[Start Material provided]

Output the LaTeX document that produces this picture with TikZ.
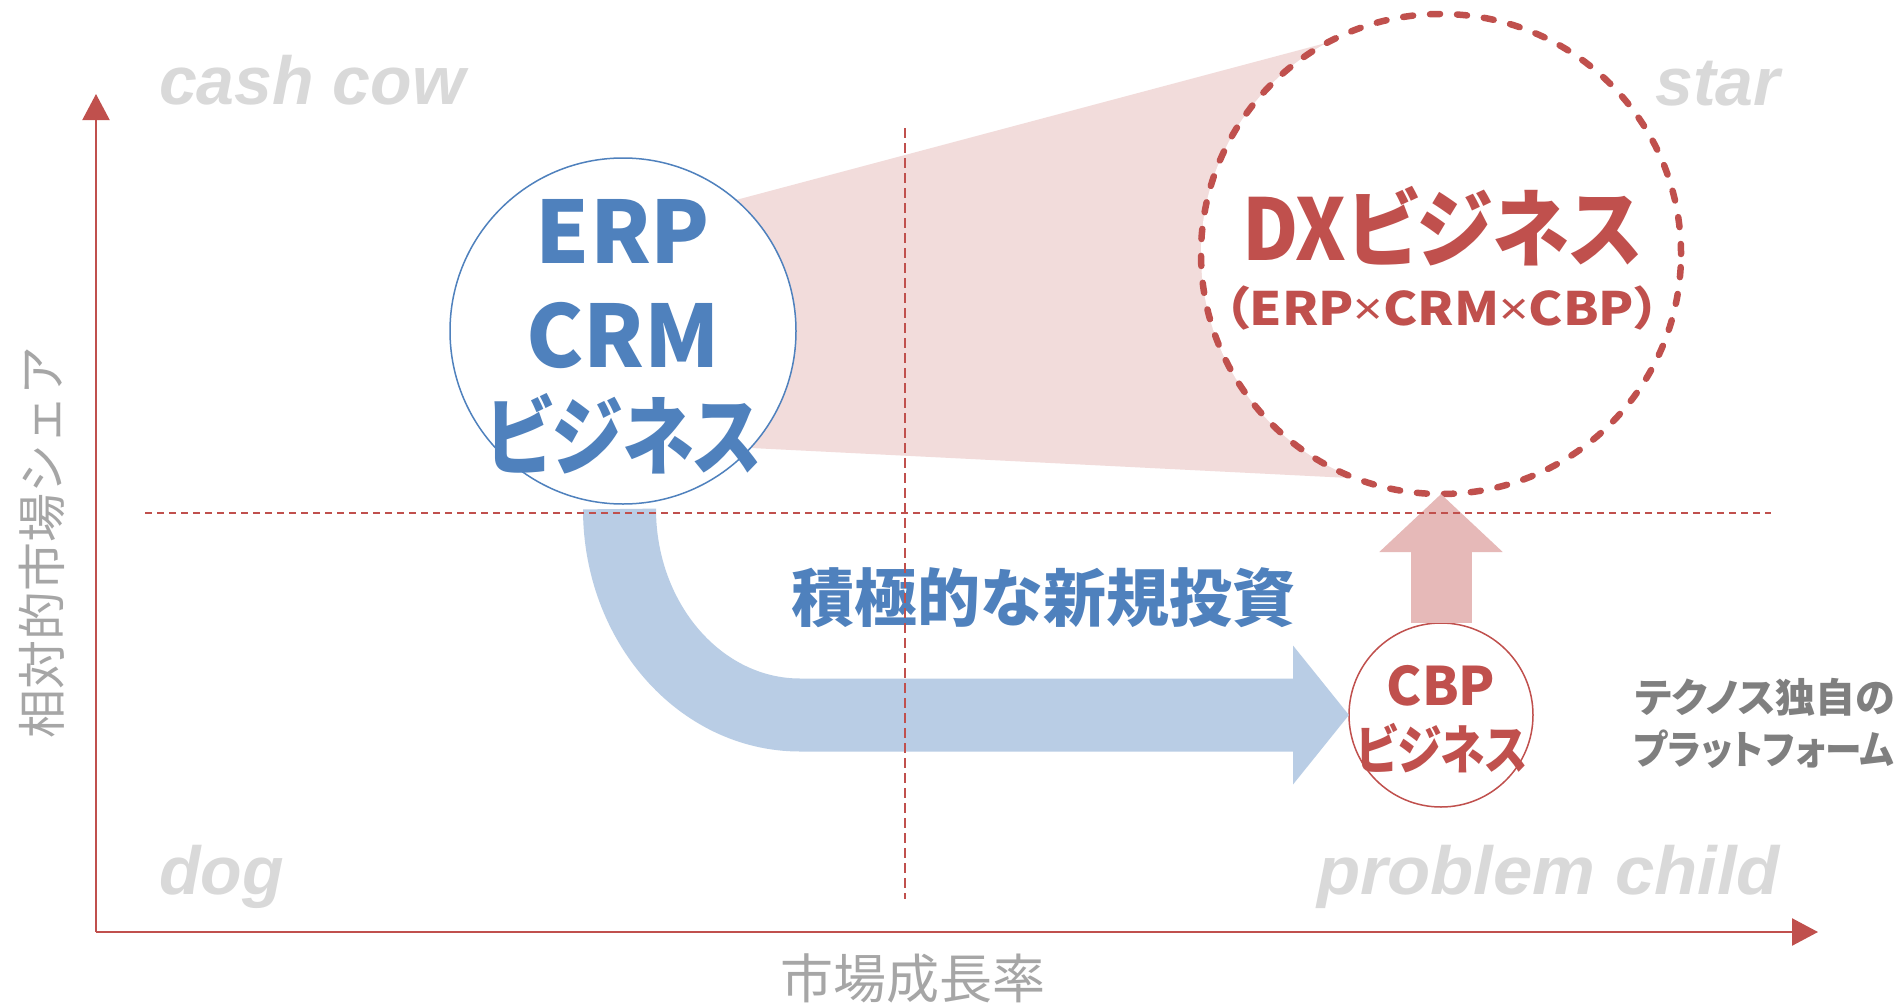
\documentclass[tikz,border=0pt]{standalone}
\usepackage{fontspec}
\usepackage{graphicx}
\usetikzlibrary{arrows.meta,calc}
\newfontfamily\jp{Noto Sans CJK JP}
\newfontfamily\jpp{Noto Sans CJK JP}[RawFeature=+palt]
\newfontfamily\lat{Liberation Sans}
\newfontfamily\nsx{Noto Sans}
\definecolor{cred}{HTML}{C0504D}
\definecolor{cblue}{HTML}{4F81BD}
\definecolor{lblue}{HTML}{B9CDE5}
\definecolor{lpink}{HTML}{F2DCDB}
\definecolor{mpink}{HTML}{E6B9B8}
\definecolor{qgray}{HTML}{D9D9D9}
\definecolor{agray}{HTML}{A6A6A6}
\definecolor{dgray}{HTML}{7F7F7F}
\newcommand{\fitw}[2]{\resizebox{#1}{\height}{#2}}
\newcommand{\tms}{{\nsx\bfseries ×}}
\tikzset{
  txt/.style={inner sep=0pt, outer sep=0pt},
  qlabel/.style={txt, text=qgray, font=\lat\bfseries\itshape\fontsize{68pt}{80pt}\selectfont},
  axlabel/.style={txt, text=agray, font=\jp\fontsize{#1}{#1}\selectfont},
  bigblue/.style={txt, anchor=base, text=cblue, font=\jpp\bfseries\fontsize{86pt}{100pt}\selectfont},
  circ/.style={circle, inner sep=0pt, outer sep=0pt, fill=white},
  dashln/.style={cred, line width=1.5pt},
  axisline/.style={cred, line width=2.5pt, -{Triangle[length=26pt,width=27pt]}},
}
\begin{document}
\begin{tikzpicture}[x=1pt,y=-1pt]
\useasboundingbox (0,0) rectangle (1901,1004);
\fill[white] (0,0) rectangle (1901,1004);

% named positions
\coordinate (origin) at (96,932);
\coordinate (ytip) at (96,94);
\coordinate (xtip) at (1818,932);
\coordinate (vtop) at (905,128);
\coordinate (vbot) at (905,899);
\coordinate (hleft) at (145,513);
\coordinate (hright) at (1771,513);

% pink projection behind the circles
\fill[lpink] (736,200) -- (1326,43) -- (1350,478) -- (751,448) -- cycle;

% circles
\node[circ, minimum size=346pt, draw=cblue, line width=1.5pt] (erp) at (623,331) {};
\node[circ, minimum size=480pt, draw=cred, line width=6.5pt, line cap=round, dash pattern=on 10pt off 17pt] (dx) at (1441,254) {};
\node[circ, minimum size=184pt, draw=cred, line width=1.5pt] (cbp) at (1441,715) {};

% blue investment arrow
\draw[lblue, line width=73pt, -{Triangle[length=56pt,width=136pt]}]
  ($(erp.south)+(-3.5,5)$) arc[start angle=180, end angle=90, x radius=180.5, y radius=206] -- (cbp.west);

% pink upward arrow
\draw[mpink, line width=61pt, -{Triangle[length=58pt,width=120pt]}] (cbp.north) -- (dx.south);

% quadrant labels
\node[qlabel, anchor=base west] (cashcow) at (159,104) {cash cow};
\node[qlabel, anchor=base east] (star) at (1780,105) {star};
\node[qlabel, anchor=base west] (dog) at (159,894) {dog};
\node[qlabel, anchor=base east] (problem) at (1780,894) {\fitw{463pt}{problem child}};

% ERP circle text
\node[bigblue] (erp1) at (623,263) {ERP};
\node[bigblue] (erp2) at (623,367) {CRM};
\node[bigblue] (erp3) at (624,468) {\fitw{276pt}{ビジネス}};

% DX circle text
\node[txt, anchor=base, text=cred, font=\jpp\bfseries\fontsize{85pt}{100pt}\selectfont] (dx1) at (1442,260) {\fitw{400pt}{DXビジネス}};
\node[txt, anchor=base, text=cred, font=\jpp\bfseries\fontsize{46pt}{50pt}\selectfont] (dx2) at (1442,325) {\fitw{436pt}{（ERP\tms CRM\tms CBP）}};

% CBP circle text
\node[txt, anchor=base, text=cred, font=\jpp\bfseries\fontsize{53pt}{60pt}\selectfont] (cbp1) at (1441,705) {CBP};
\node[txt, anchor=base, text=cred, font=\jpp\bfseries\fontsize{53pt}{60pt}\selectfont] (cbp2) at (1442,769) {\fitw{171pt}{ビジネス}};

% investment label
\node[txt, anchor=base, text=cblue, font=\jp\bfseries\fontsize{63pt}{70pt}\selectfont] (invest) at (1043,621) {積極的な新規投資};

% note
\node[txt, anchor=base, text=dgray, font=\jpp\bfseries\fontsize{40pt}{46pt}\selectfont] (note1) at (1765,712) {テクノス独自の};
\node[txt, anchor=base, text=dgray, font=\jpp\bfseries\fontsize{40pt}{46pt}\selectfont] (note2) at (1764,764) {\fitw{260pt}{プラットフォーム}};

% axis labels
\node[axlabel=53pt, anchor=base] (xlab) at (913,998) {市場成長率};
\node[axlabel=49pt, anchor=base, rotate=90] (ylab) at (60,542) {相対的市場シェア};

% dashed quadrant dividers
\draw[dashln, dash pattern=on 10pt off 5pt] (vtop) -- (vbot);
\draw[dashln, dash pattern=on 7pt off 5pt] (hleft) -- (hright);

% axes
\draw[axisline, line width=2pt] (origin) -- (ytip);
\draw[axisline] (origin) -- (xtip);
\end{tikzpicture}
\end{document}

[End Material provided]
[Start Material provided]

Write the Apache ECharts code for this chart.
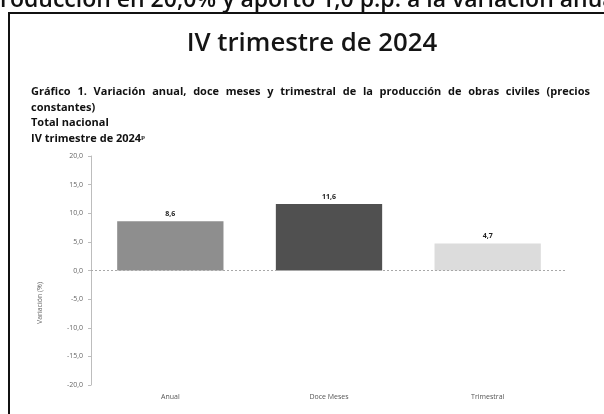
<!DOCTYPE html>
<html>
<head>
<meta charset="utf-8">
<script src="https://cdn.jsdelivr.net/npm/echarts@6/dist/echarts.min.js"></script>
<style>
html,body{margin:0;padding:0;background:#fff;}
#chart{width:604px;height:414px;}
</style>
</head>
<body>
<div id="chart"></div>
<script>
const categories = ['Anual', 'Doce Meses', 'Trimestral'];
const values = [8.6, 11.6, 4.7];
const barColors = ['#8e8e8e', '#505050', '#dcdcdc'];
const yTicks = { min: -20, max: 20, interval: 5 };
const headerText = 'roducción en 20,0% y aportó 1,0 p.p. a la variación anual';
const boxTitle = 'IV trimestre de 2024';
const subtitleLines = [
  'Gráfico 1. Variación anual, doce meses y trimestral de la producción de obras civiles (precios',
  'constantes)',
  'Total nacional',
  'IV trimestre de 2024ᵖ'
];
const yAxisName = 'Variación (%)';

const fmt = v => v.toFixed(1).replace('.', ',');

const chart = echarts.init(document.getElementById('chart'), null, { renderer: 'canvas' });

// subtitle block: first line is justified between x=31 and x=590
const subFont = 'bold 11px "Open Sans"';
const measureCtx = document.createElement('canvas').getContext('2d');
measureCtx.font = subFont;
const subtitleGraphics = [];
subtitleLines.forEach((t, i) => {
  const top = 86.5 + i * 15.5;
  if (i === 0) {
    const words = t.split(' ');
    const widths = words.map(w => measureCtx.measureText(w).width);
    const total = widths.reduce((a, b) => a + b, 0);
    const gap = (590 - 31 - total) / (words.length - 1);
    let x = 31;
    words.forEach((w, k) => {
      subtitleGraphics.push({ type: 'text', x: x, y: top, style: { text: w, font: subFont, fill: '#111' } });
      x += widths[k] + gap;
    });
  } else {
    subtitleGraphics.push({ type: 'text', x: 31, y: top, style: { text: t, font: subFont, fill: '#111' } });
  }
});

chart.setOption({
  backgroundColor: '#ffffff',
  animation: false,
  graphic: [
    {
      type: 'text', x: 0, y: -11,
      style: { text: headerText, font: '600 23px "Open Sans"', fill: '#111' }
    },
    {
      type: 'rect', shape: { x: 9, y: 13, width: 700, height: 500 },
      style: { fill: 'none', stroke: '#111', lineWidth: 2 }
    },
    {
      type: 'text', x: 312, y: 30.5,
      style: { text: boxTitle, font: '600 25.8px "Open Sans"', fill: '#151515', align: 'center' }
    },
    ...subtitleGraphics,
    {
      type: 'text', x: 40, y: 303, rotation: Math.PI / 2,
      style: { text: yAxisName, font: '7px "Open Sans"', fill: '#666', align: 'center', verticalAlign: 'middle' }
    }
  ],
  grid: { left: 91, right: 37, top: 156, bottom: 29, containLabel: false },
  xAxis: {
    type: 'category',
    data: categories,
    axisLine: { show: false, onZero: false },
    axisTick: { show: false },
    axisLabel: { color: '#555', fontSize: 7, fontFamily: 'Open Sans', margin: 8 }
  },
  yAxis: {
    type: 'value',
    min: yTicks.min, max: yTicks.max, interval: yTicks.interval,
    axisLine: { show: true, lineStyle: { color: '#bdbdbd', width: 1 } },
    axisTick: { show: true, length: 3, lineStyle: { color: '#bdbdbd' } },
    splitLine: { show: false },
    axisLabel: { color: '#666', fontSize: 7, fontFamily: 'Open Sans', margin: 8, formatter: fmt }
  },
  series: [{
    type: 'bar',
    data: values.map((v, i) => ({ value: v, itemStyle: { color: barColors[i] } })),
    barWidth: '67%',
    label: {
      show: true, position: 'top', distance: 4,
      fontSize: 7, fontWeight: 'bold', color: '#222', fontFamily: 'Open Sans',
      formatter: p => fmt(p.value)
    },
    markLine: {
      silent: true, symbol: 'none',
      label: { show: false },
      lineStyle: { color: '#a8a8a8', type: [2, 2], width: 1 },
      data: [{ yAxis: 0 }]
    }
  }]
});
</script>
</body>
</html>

[End Material provided]
[Start Material provided]

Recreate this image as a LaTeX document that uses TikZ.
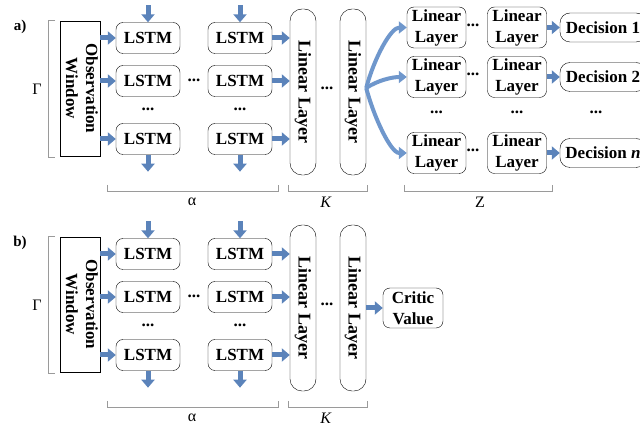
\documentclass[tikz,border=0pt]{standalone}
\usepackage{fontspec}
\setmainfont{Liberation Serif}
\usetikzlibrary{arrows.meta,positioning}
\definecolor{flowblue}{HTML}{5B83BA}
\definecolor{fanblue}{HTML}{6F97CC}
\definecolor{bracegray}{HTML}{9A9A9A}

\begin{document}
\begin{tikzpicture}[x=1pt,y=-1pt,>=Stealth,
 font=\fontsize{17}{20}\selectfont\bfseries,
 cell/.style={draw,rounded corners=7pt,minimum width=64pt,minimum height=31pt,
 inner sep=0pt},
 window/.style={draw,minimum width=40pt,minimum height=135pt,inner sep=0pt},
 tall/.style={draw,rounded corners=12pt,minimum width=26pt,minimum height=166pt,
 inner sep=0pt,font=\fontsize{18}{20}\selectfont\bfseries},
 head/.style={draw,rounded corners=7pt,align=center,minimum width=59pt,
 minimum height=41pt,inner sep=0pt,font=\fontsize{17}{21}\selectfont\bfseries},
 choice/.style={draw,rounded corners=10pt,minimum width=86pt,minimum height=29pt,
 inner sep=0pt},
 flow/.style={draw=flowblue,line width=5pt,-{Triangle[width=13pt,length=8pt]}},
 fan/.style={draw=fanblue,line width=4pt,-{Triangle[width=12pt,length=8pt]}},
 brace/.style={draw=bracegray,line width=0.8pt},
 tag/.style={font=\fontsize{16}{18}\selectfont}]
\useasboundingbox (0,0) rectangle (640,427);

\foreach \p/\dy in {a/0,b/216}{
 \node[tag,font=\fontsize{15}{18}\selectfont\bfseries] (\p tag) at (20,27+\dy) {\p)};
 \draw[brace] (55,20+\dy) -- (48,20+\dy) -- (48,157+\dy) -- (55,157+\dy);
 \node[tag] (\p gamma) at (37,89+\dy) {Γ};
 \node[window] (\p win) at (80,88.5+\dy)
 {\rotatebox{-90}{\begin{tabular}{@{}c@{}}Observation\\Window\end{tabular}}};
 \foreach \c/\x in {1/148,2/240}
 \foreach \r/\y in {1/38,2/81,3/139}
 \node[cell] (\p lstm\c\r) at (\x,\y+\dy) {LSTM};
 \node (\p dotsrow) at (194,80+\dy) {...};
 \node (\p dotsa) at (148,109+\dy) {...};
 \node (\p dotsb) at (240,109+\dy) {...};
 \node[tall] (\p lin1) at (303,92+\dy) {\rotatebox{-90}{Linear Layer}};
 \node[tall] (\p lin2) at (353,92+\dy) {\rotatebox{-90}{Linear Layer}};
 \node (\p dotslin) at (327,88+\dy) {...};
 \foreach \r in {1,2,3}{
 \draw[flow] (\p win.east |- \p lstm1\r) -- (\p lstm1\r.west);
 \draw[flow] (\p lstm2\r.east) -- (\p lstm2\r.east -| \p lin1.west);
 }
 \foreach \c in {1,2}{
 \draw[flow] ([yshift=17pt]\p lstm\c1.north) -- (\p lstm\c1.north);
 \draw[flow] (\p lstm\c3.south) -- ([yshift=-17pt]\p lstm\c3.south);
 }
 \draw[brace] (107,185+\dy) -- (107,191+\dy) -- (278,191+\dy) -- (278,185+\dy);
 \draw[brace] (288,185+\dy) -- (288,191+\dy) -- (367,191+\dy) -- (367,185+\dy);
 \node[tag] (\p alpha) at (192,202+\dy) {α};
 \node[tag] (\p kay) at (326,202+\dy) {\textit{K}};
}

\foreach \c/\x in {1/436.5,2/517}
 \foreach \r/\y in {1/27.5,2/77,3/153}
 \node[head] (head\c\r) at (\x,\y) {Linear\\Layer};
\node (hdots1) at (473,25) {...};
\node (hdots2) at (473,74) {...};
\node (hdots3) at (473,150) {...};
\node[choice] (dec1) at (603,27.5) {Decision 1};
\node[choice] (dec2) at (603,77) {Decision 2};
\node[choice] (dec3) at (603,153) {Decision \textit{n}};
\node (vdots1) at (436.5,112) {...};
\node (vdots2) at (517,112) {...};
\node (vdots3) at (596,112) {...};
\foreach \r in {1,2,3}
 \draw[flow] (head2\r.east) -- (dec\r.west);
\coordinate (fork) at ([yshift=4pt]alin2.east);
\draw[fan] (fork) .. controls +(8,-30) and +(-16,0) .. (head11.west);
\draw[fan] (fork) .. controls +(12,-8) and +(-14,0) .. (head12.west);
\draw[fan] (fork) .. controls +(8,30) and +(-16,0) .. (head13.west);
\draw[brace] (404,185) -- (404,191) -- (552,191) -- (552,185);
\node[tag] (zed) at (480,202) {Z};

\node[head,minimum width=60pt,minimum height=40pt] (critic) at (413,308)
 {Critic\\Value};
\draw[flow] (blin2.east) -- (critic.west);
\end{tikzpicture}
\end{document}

[End Material provided]

# Your goal:
Where a line holds "LaTeX", copy that line.

# Reply:
Output the LaTeX document that produces this picture with TikZ.
Recreate this image as a LaTeX document that uses TikZ.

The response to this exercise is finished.